Parasite drag is easy to visualize: Think of the force you feel on your hand when you stick it out the car window at highway speed. The same force acts on the airplane as it flies. The structure of the airplane is sleek and aerodynamic, but it still creates a lot of wind resistance.

We call this component of parasite drag “flat-plate drag.” To arrive at an airplane’s flat-plate drag ratio, airplane designers look at all the surface area on an airplane and make some allowances for the drag-reducing qualities of its design. By arriving at a flat-plate drag ratio, designers are saying that the surface area of an airplane is equal to the drag of an imaginary flat plate of a certain size.

For example, a small, two-seat Cessna 152 has a flat-plate area of slightly over 6 square feet. That’s pretty small considering how much total surface area the airplane has. But by comparison to other planes, the Cessna 152 is a “dirty,” or drag-intensive, airplane. The Beechcraft Bonanza sports a flat-plate area of only 3.5 square feet, and the sleekest of all mass-produced general aviation airplanes, the Mooneys, have a flat-plate area of around 2.8 square feet.

 On Course

Some flight instructors dust part of the airplane’s skin with talcum powder to demonstrate the fact that the jagged surface of the airplane’s skin holds air still at a microscopic level. Because talc is so light, is should blow off the airplane at high speed. But because the powder is so fine that it settles into the micro­scopic nooks in the wing, it is sheltered from the main flow of air, just as air molecules are.

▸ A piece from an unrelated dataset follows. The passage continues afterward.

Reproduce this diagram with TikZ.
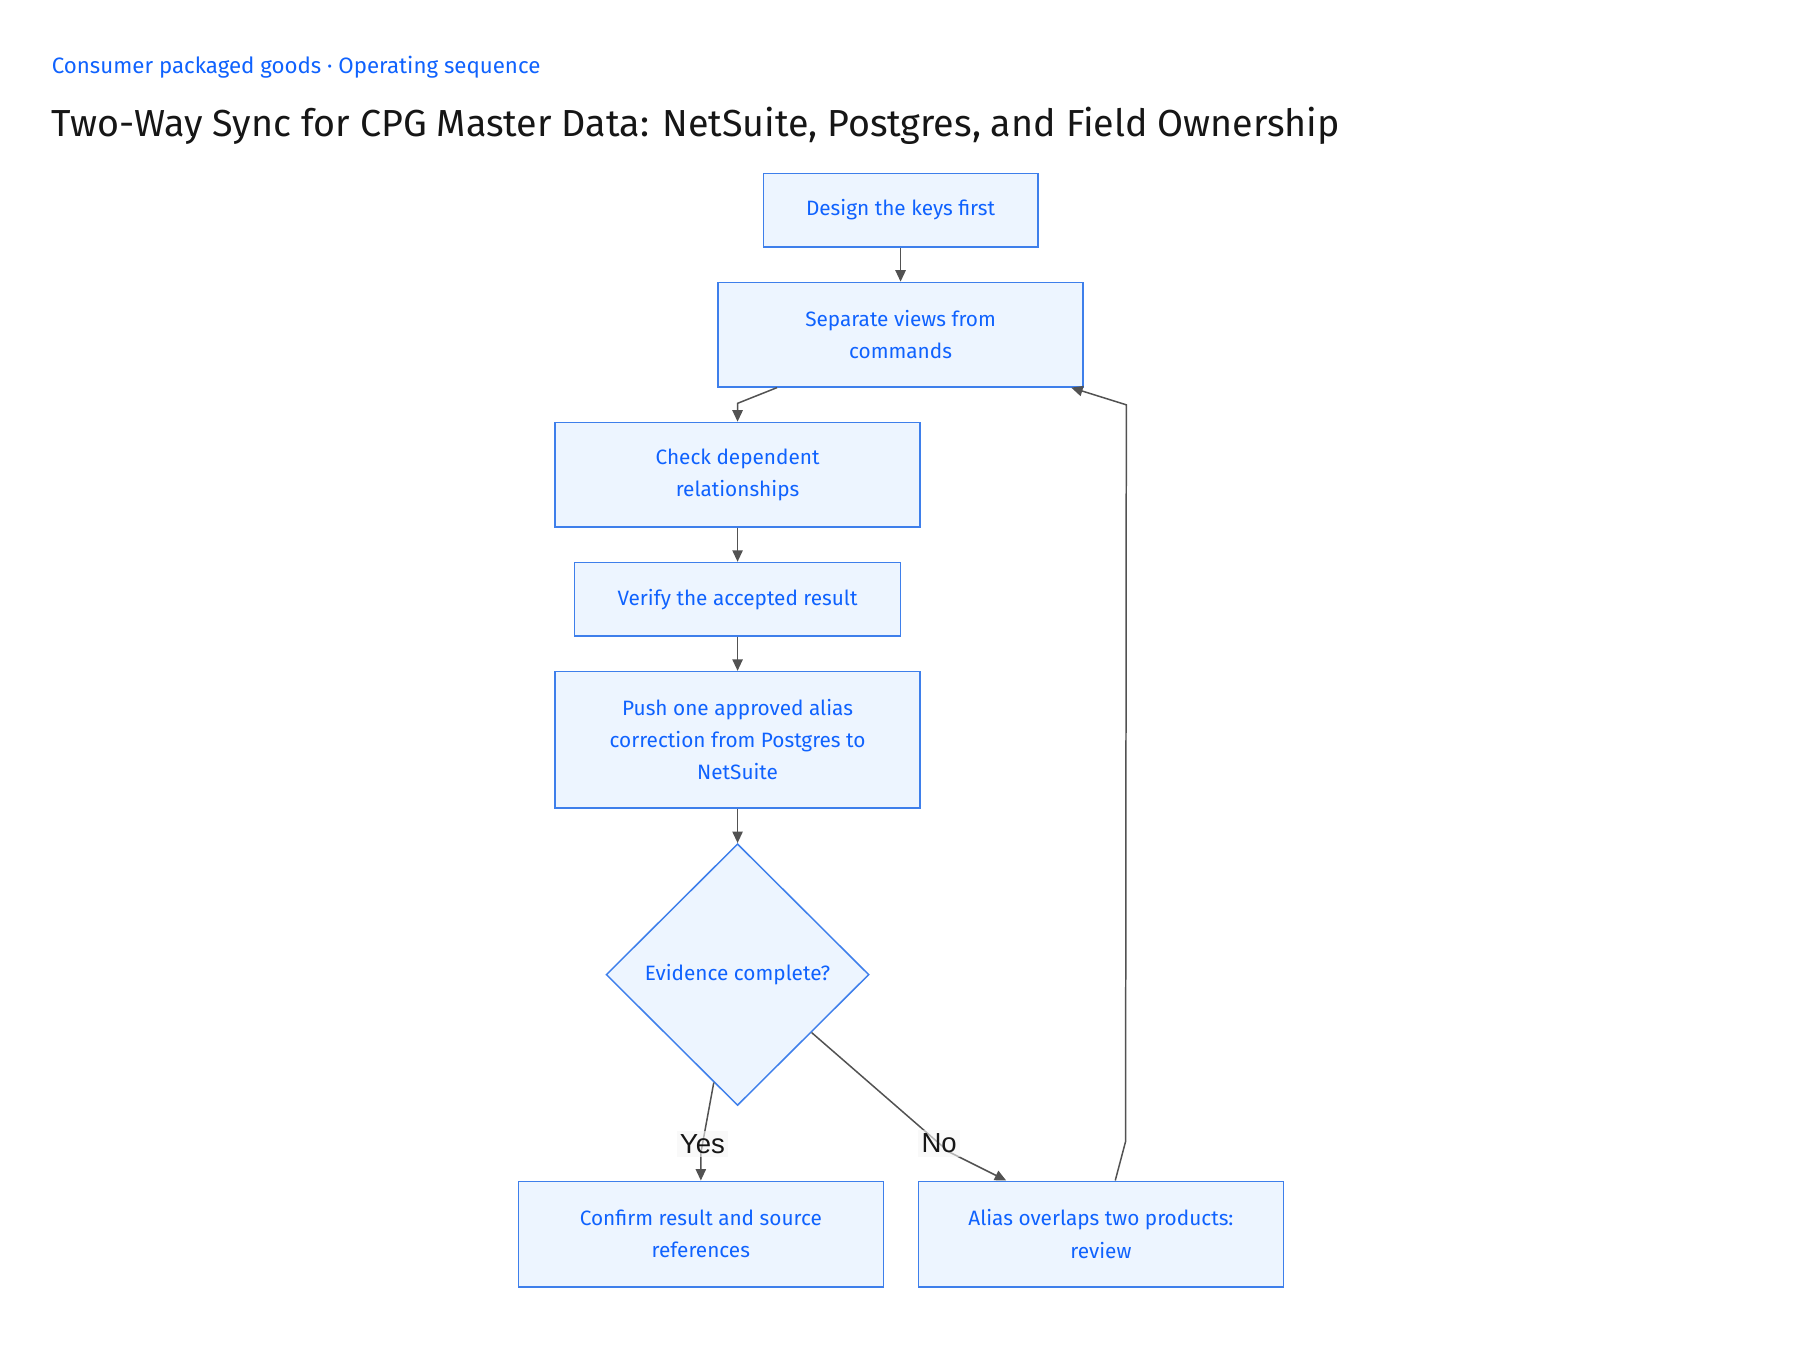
\documentclass[tikz,border=0pt]{standalone}
\usepackage{fontspec}
\setmainfont{Fira Sans}
\newfontfamily\edfont{Liberation Sans}
\usetikzlibrary{positioning}
\usetikzlibrary{shapes.geometric}
\usetikzlibrary{calc}
\usetikzlibrary{arrows.meta}
\definecolor{ink}{HTML}{0F62FE}
\definecolor{boxfill}{HTML}{EDF5FF}
\definecolor{boxline}{HTML}{3E7FEB}
\definecolor{wire}{HTML}{525252}
\definecolor{head}{HTML}{161616}
\tikzset{box/.style={draw=boxline,fill=boxfill,text=ink,line width=1.3pt,align=center,inner sep=0pt,font=\fontsize{18.1}{28}\selectfont}}
\tikzset{dec/.style={box,diamond,minimum width=229pt,minimum height=228pt}}
\tikzset{ln/.style={draw=wire,line width=1.3pt}}
\tikzset{ed/.style={font=\edfont\fontsize{24}{24}\selectfont,text=head,fill=gray!8,fill opacity=0.6,text opacity=1,inner sep=3pt}}
\tikzset{>={Triangle[length=10pt,width=9pt]}}

\begin{document}
\begin{tikzpicture}[x=1pt,y=-1pt]
\fill[white] (0,0) rectangle (1568,1176);

\node[anchor=base west,inner sep=0pt,text=ink,font=\fontsize{19.4}{19.4}\selectfont] (crumb) at (45,64) {Consumer packaged goods · Operating sequence};
\node[anchor=base west,inner sep=0pt,text=head,font=\fontsize{32.8}{32.8}\selectfont] (title) at (45,119) {Two-Way Sync for CPG Master Data: NetSuite, Postgres, and Field Ownership};

\begin{scope}[on grid]

\node[box,minimum width=239pt,minimum height=64pt] (keys) at (784.5,183) {Design the keys first};
\node[box,minimum width=318pt,minimum height=91pt] (views) [below=108.5pt of keys] {Separate views from\\commands};
\node[box,minimum width=318pt,minimum height=91pt] (deps) [below left=122pt and 142pt of views] {Check dependent\\relationships};
\node[box,minimum width=284pt,minimum height=64pt] (verify) [below=108.5pt of deps] {Verify the accepted result};
\node[box,minimum width=318pt,minimum height=119pt] (push) [below=122.5pt of verify] {Push one approved alias\\correction from Postgres to\\NetSuite};
\node[dec] (evid) [below=204.5pt of push] {Evidence complete?};

\node[box,minimum width=318pt,minimum height=92pt] (confirm) [below left=226pt and 32pt of evid] {Confirm result and source\\references};
\node[box,minimum width=318pt,minimum height=92pt] (alias) [right=348.5pt of confirm] {Alias overlaps two products:\\review};

\draw[ln,->] (keys) -- (views);
\draw[ln,->] ([xshift=52pt]views.south west) -- ([yshift=16pt]deps.north) -- (deps.north);
\draw[ln,->] (deps) -- (verify);
\draw[ln,->] (verify) -- (push);
\draw[ln,->] (push) -- (evid);

\draw[ln,->] ($(evid.south)!0.18!(evid.west)$) -- ([yshift=24pt]confirm.north)
node[ed,pos=0.875] (yes) {Yes} -- (confirm.north);
\draw[ln,->] ($(evid.east)!0.44!(evid.south)$) -- ([xshift=-132.5pt,yshift=25pt]alias.north)
node[ed,pos=0.93] (no) {No} -- ([xshift=-82.5pt]alias.north);

\draw[ln,->] ([xshift=12.5pt]alias.north) -- ([xshift=21.5pt,yshift=34pt]alias.north)
-- ([xshift=37pt,yshift=-15pt]views.south east) -- ([xshift=-11pt]views.south east);

\end{scope}
\end{tikzpicture}
\end{document}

At the end of the flight no matter how fast the plane moved, the talc will still be where it was before the flight.

ч—————– • ————–

Another component of parasite drag is the wind resistance caused by skin friction. If you examine the skin of an airplane at a microscopic level, you’ll see a jagged surface with lots of nooks and cavities that are too small for us to feel, but more than large enough for air molecules to hide in. Like small eddies along a riverbank that hold water stationary while the stream nearby flows rapidly, the jagged irregularities on a plane’s surface hold a thin layer of air perfectly still, even though the airplane might be moving at a very high speed. As you move a little farther from the plane, but still at a microscopic distance, the air moves a little faster, and at a few millimeters from the skin, the wind is moving at full speed. The viscosity of the air, or its resistance to flowing smoothly, is to blame. That viscosity adds to parasite drag.